- **YOUR OBJECTIVE**
Set the data down again, exactly as it reads, but without the pictures.

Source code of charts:
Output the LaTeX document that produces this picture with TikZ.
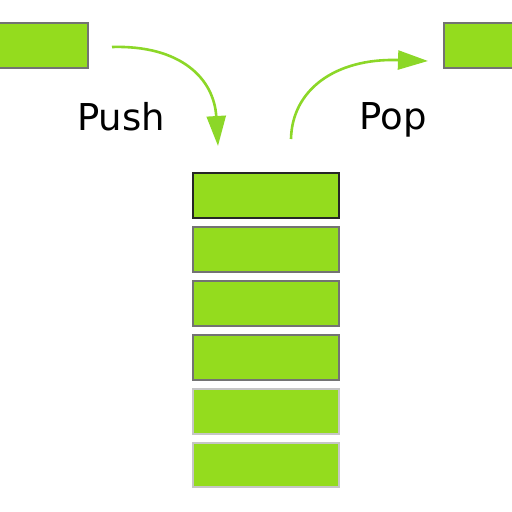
\documentclass[tikz,border=0pt]{standalone}
\usepackage{fontspec}
\setmainfont{DejaVu Sans}
\usetikzlibrary{arrows.meta}
\definecolor{lime}{RGB}{148,220,30}
\definecolor{arrowc}{RGB}{140,215,40}
\tikzset{
  blk/.style={draw=gray!90!black, line width=1.1pt, fill=lime},
  topblk/.style={draw=black!85, line width=1.2pt, fill=lime},
  lowblk/.style={draw=gray!45, line width=1.1pt, fill=lime},
  flow/.style={draw=arrowc, line width=2.6pt, -{Triangle[length=30pt,width=19pt]}},
  lbl/.style={font=\fontsize{37}{40}\selectfont, text=black, anchor=base}
}
\begin{document}
\begin{tikzpicture}[x=1pt,y=-1pt]
\useasboundingbox (0,0) rectangle (512,512);
\clip (0,0) rectangle (512,512);
\path[blk] (-4,23) rectangle (88,68);
\path[blk] (444,23) rectangle (516,68);
\node[inner sep=0] (inL) at (44,45) {};
\node[inner sep=0] (outR) at (480,45) {};
\path[topblk] (193,173) rectangle (339,218);
\path[blk] (193,227) rectangle (339,272);
\path[blk] (193,281) rectangle (339,326);
\path[blk] (193,335) rectangle (339,380);
\path[lowblk] (193,389) rectangle (339,434);
\path[lowblk] (193,443) rectangle (339,487);
\node[lbl] (push) at (121,130) {Push};
\node[lbl] (pop) at (393,129) {Pop};
\coordinate (ps) at (112,47);
\coordinate (pe) at (218,146);
\coordinate (os) at (291,139);
\coordinate (oe) at (428,61);
\draw[flow] (ps) .. controls (180,45) and (214,78) .. (pe);
\draw[flow] (os) .. controls (292,90) and (335,58) .. (oe);
\end{tikzpicture}
\end{document}
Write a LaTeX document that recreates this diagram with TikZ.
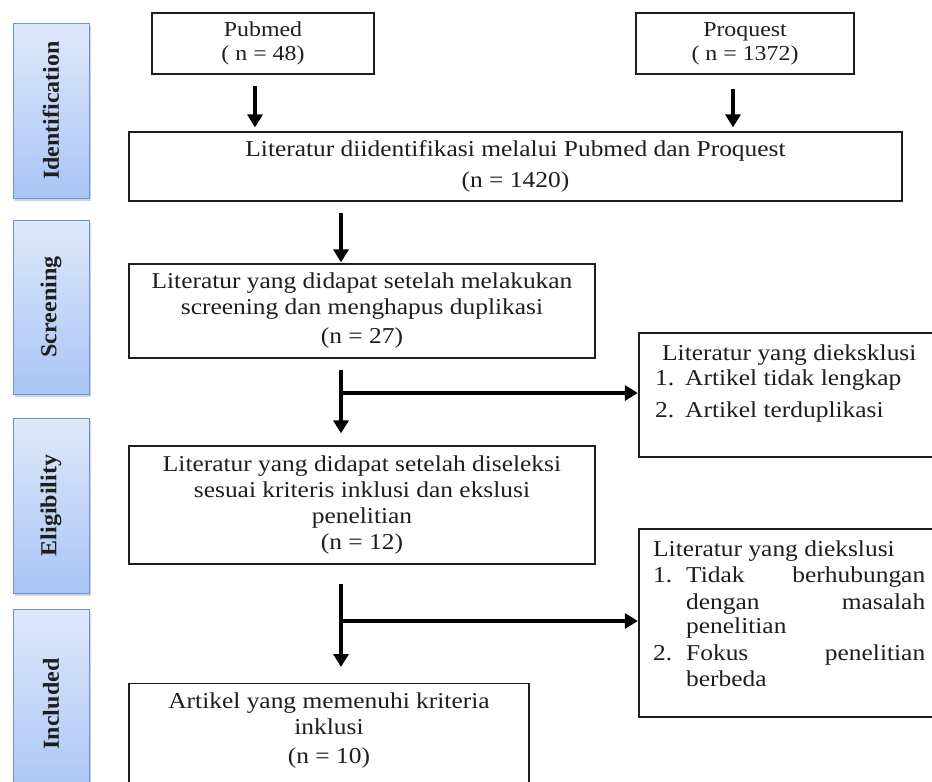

- **WRITTEN ANSWER**
Output the LaTeX document that produces this picture with TikZ.
\documentclass[tikz,border=0pt]{standalone}
\usepackage{fontspec}
\setmainfont{DejaVu Sans}
\usetikzlibrary{arrows.meta}
\definecolor{lime}{RGB}{148,220,30}
\definecolor{arrowc}{RGB}{140,215,40}
\tikzset{
  blk/.style={draw=gray!90!black, line width=1.1pt, fill=lime},
  topblk/.style={draw=black!85, line width=1.2pt, fill=lime},
  lowblk/.style={draw=gray!45, line width=1.1pt, fill=lime},
  flow/.style={draw=arrowc, line width=2.6pt, -{Triangle[length=30pt,width=19pt]}},
  lbl/.style={font=\fontsize{37}{40}\selectfont, text=black, anchor=base}
}
\begin{document}
\begin{tikzpicture}[x=1pt,y=-1pt]
\useasboundingbox (0,0) rectangle (512,512);
\clip (0,0) rectangle (512,512);
\path[blk] (-4,23) rectangle (88,68);
\path[blk] (444,23) rectangle (516,68);
\node[inner sep=0] (inL) at (44,45) {};
\node[inner sep=0] (outR) at (480,45) {};
\path[topblk] (193,173) rectangle (339,218);
\path[blk] (193,227) rectangle (339,272);
\path[blk] (193,281) rectangle (339,326);
\path[blk] (193,335) rectangle (339,380);
\path[lowblk] (193,389) rectangle (339,434);
\path[lowblk] (193,443) rectangle (339,487);
\node[lbl] (push) at (121,130) {Push};
\node[lbl] (pop) at (393,129) {Pop};
\coordinate (ps) at (112,47);
\coordinate (pe) at (218,146);
\coordinate (os) at (291,139);
\coordinate (oe) at (428,61);
\draw[flow] (ps) .. controls (180,45) and (214,78) .. (pe);
\draw[flow] (os) .. controls (292,90) and (335,58) .. (oe);
\end{tikzpicture}
\end{document}
Write a LaTeX document that recreates this diagram with TikZ.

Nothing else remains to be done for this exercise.